----- Provided records
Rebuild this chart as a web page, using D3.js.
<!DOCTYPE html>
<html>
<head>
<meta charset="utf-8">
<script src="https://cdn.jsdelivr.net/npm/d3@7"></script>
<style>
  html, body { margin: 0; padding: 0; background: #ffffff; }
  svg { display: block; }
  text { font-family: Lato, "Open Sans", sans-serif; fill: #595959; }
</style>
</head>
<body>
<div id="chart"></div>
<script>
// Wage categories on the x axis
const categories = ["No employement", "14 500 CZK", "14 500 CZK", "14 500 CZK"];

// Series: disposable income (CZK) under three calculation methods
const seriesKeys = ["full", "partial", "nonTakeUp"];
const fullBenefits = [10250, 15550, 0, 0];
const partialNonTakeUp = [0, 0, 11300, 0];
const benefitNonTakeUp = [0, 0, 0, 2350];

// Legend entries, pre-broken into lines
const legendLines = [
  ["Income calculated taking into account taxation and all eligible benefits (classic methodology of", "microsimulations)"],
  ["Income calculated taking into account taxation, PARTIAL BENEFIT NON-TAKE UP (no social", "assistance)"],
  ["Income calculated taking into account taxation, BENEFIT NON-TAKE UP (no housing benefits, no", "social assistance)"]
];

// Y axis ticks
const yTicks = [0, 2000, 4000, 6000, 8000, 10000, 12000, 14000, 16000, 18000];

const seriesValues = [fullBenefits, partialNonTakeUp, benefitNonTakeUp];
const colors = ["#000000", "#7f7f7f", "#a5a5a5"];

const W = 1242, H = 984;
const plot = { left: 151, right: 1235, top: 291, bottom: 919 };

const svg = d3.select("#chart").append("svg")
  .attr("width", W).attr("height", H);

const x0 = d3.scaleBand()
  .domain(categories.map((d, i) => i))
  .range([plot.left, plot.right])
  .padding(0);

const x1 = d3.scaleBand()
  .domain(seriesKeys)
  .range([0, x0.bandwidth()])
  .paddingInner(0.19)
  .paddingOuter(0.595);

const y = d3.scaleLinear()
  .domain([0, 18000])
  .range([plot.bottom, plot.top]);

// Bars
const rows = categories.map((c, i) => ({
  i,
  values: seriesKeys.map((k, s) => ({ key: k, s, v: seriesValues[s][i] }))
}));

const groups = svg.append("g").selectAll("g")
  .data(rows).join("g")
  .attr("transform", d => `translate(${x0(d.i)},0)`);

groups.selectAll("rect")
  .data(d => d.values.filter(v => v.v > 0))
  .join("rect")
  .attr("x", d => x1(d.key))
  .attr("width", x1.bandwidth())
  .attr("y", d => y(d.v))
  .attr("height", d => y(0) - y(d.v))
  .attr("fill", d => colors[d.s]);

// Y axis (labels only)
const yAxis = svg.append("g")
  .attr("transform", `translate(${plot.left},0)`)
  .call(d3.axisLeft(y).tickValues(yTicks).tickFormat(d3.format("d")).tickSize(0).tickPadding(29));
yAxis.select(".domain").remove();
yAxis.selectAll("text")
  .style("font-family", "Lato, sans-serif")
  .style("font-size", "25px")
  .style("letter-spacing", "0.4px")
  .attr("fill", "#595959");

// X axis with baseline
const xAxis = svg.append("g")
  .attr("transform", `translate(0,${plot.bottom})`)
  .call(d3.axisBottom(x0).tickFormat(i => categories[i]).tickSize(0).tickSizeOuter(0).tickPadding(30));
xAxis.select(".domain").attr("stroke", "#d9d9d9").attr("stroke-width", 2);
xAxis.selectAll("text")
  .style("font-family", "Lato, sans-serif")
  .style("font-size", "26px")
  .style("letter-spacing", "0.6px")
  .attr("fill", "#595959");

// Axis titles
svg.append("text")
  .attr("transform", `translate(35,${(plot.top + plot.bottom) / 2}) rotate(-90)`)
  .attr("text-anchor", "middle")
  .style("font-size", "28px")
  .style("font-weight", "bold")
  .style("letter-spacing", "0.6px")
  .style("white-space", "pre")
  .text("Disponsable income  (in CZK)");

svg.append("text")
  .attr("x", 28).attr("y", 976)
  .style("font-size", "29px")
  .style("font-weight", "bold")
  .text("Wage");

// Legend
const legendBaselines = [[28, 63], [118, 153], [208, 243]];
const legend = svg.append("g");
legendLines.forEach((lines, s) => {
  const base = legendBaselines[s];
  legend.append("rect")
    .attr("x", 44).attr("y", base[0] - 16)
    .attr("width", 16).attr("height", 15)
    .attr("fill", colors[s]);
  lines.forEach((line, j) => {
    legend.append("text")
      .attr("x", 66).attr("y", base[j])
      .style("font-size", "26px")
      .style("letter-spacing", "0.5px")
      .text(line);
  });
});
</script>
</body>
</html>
----------
----- Provided records
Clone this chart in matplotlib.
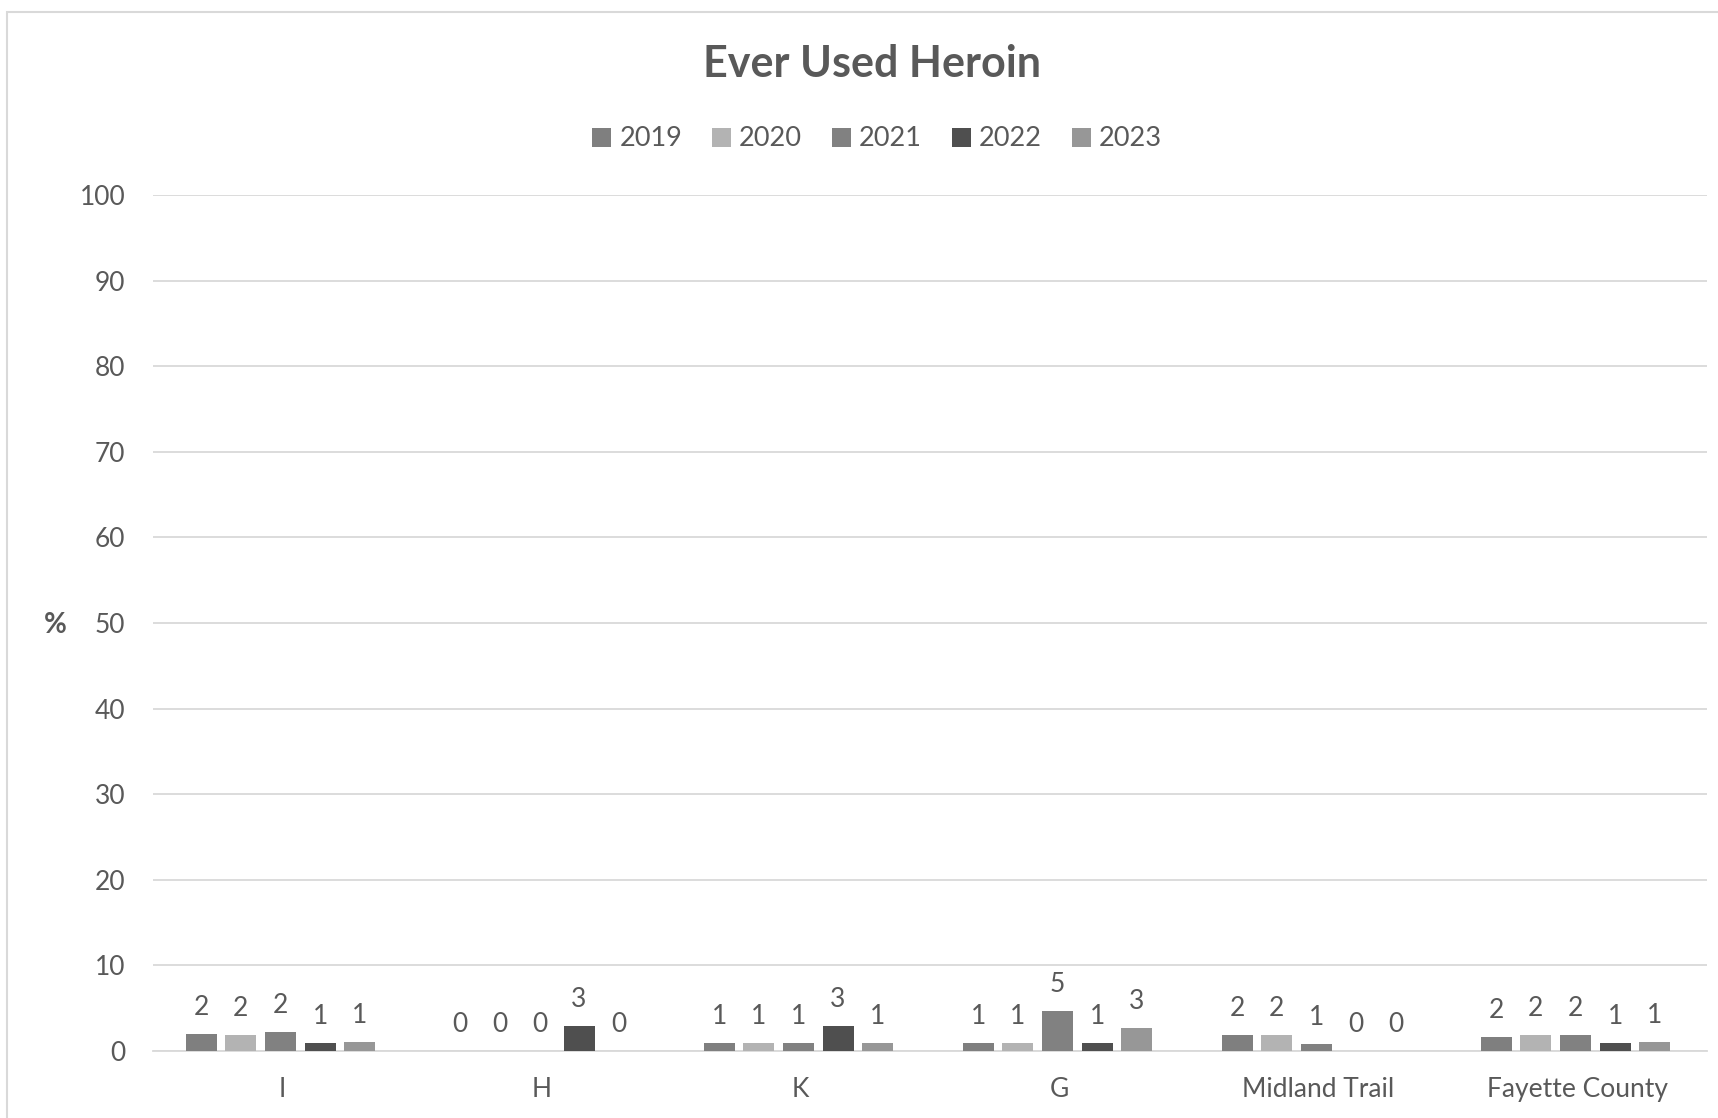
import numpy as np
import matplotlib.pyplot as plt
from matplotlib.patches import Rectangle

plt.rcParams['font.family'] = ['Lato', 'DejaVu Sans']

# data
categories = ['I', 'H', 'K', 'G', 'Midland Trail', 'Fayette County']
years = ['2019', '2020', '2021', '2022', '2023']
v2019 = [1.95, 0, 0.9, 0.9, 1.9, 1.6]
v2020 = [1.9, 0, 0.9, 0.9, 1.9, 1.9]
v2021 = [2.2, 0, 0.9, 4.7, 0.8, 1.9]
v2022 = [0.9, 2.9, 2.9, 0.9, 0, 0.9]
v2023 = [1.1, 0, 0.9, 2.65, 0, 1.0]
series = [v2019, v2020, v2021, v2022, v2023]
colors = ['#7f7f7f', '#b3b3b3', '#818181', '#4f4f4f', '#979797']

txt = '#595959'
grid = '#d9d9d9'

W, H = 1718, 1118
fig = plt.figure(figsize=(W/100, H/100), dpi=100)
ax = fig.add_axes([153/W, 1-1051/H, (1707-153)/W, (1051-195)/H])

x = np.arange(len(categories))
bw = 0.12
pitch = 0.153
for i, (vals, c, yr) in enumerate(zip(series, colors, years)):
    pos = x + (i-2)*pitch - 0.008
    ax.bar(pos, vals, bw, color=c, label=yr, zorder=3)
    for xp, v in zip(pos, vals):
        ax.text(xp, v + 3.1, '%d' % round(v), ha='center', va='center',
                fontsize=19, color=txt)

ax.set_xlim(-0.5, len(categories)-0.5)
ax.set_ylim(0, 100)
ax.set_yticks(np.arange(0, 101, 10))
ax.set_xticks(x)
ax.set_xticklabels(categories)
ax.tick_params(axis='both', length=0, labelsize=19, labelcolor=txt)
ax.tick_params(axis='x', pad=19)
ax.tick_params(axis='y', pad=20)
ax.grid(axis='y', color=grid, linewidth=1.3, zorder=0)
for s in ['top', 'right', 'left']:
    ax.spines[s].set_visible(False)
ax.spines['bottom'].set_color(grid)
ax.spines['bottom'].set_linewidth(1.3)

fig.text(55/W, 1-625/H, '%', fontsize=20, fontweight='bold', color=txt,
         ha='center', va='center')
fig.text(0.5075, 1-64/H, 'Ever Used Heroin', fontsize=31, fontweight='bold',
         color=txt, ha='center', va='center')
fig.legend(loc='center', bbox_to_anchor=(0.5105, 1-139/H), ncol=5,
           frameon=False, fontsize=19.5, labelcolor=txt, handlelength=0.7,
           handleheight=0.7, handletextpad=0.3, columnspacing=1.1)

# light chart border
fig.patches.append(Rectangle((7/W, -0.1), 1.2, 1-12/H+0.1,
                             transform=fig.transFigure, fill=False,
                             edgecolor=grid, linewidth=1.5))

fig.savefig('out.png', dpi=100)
----------
• **Aim of the task**: Output nothing except the lines from the one containing "Clone this chart in matplotlib." through the one containing "fontsize=19, color=txt)", both kept, with the pictures removed.

• **Result of the exercise**:
Clone this chart in matplotlib.
import numpy as np
import matplotlib.pyplot as plt
from matplotlib.patches import Rectangle

plt.rcParams['font.family'] = ['Lato', 'DejaVu Sans']

# data
categories = ['I', 'H', 'K', 'G', 'Midland Trail', 'Fayette County']
years = ['2019', '2020', '2021', '2022', '2023']
v2019 = [1.95, 0, 0.9, 0.9, 1.9, 1.6]
v2020 = [1.9, 0, 0.9, 0.9, 1.9, 1.9]
v2021 = [2.2, 0, 0.9, 4.7, 0.8, 1.9]
v2022 = [0.9, 2.9, 2.9, 0.9, 0, 0.9]
v2023 = [1.1, 0, 0.9, 2.65, 0, 1.0]
series = [v2019, v2020, v2021, v2022, v2023]
colors = ['#7f7f7f', '#b3b3b3', '#818181', '#4f4f4f', '#979797']

txt = '#595959'
grid = '#d9d9d9'

W, H = 1718, 1118
fig = plt.figure(figsize=(W/100, H/100), dpi=100)
ax = fig.add_axes([153/W, 1-1051/H, (1707-153)/W, (1051-195)/H])

x = np.arange(len(categories))
bw = 0.12
pitch = 0.153
for i, (vals, c, yr) in enumerate(zip(series, colors, years)):
    pos = x + (i-2)*pitch - 0.008
    ax.bar(pos, vals, bw, color=c, label=yr, zorder=3)
    for xp, v in zip(pos, vals):
        ax.text(xp, v + 3.1, '%d' % round(v), ha='center', va='center',
                fontsize=19, color=txt)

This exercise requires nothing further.